The Rappahannock County Board of Education, meeting for the first time in 2010 Tuesday at the high school, unanimously reelected Wes Mills as its chairman.
The Jackson District’s Mills will lead the board, with Piedmont District member Aline Johnson elected vice-chair, through some challenges that a less-experienced chairman might find daunting, to say the least.
The board is scheduled to start interviewing over the next two months its five final candidates for the job of Superintendent Robert Chappell, who retires in June. (The interviews and candidates identities will remain private, Wills said, until the field is narrowed to two.)
Wills, joined by new board member Elizabeth Hilscher from the Stonewall-Hawthorne District, will continue to serve on a joint countyschool board-citizen committee tasked by the Board of Supervisors with finding solutions to the schools’ increasingly pressing needs for energy-system upgrades.

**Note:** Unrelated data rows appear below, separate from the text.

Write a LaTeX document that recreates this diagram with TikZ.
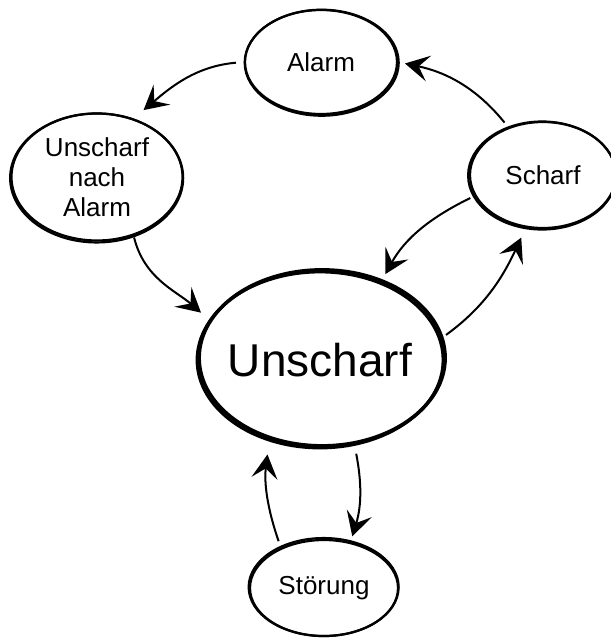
\documentclass[tikz,border=0pt]{standalone}
\usepackage{fontspec}
\setmainfont{Liberation Sans}
\usetikzlibrary{shapes.geometric,arrows.meta}
\begin{document}
\begin{tikzpicture}[x=0.5pt, y=0.5pt,
  state/.style={shape=ellipse, draw=black, line width=1.1pt, inner sep=0pt, align=center, font=\fontsize{13pt}{15pt}\selectfont},
  rim/.style={draw=black, line width=1.1pt},
  trans/.style={-{Stealth[length=12pt, width=13pt, inset=5pt]}, line width=1pt, draw=black}]
\useasboundingbox (0,0) rectangle (611,-638);
\node[state, minimum width=76pt, minimum height=52pt] (alarm) at (321,-62) {Alarm};
\node[state, minimum width=85.5pt, minimum height=63.5pt] (unach) at (97,-177) {Unscharf\\nach\\Alarm};
\node[state, minimum width=73pt, minimum height=53pt] (scharf) at (543,-175) {Scharf};
\node[state, line width=1.4pt, inner sep=-4pt, minimum width=123pt, minimum height=88pt, font=\fontsize{23pt}{27pt}\selectfont] (unscharf) at (320,-360) {Unscharf};
\node[state, minimum width=74pt, minimum height=48pt] (stoerung) at (324,-588) {Störung};
% uneven pen
\path [rim] ([shift={(-45:0.5pt)}]alarm.center) ellipse[x radius=38.5pt, y radius=26.5pt];
\path [rim] ([shift={(-110:0.5pt)}]unach.center) ellipse[x radius=43.25pt, y radius=32.25pt];
\path [rim] ([shift={(-150:0.5pt)}]scharf.center) ellipse[x radius=37pt, y radius=27pt];
\path [rim, line width=1.8pt] ([shift={(45:1.5pt)}]unscharf.center) ellipse[x radius=61.5pt, y radius=44pt];
\path [rim] ([shift={(110:0.5pt)}]stoerung.center) ellipse[x radius=37.5pt, y radius=24.5pt];
% transitions
\draw [trans, shorten <=4pt, shorten >=6.5pt] (alarm.180) to[out=185, in=40] (unach.58);
\draw [trans, shorten <=3pt, shorten >=3.5pt] (scharf.126) to[out=129, in=-12] (alarm.0);
\draw [trans, shorten <=1pt, shorten >=5.3pt] (unach.-58) to[out=-76, in=139] (unscharf.160);
\draw [trans, shorten <=2.4pt, shorten >=4.5pt] (scharf.197) to[out=206, in=61] (unscharf.52);
\draw [trans, shorten <=3.2pt, shorten >=5.5pt] (unscharf.10) to[out=36, in=245] (scharf.252);
\draw [trans, shorten <=3.5pt, shorten >=6.5pt] (stoerung.137) to[out=109, in=263] (unscharf.238);
\draw [trans, shorten <=4pt, shorten >=3pt] (unscharf.-68) to[out=281, in=73] (stoerung.60);
\end{tikzpicture}
\end{document}
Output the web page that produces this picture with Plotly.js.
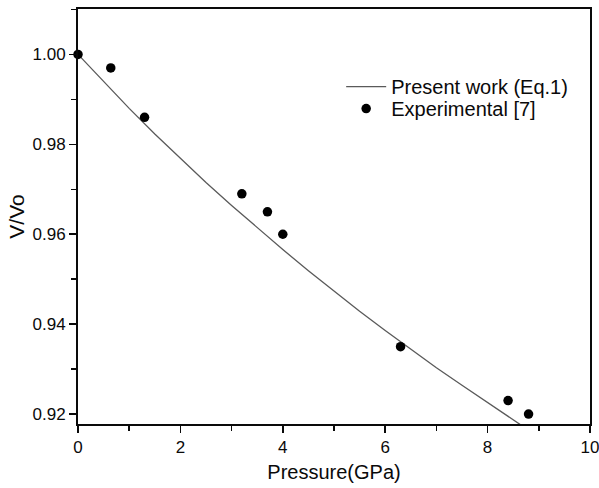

The solution is a supervisorsmandated alternative to the school board’s proposed solution in 2008: a performance contract with Ameresco that would have allowed projected energy-cost savings to pay down the $2.5 million loan to which the county would have had to commit. Prompted by much public outcry, the supervisors declined and instead formed the joint committee.
Chappell told the school board that the engineering firm hired by the committee to analyze the schools’ energy and electrical systems would be spending yesterday and today at the facilities on their first visit.
Finally, the board has to deal with a budget already slashed by a tumbling economy and an outgoing governor. This budget is sure to be further scrutinized carefully by the incoming governor before Chappell has to come up with an estimate for the board to start working with in earnest.
Gov. Tim Kaine’s proposed budget, Chappell had already informed the board, cut close to $300,000 out of next year’s local school allocation – but this was offset by a new $240,000 supplement for counties with high composite indexes (and thus a low level of state funding). Having the supplement appear in Kaine’s proposed budget was a bit of good news amid otherwise bad news, Chappell said.
“But the bottom line is,” he told the board, “this is not a done deal.”
The board then made plans to visit legislators in Richmond in February. The board decided not to register for sessions at the Virginia School Board Association’s annual conference there at the same time (except possibly an orientation workshop for new member Hilscher) in a full-time effort to lobby for retaining the supplement in the budget.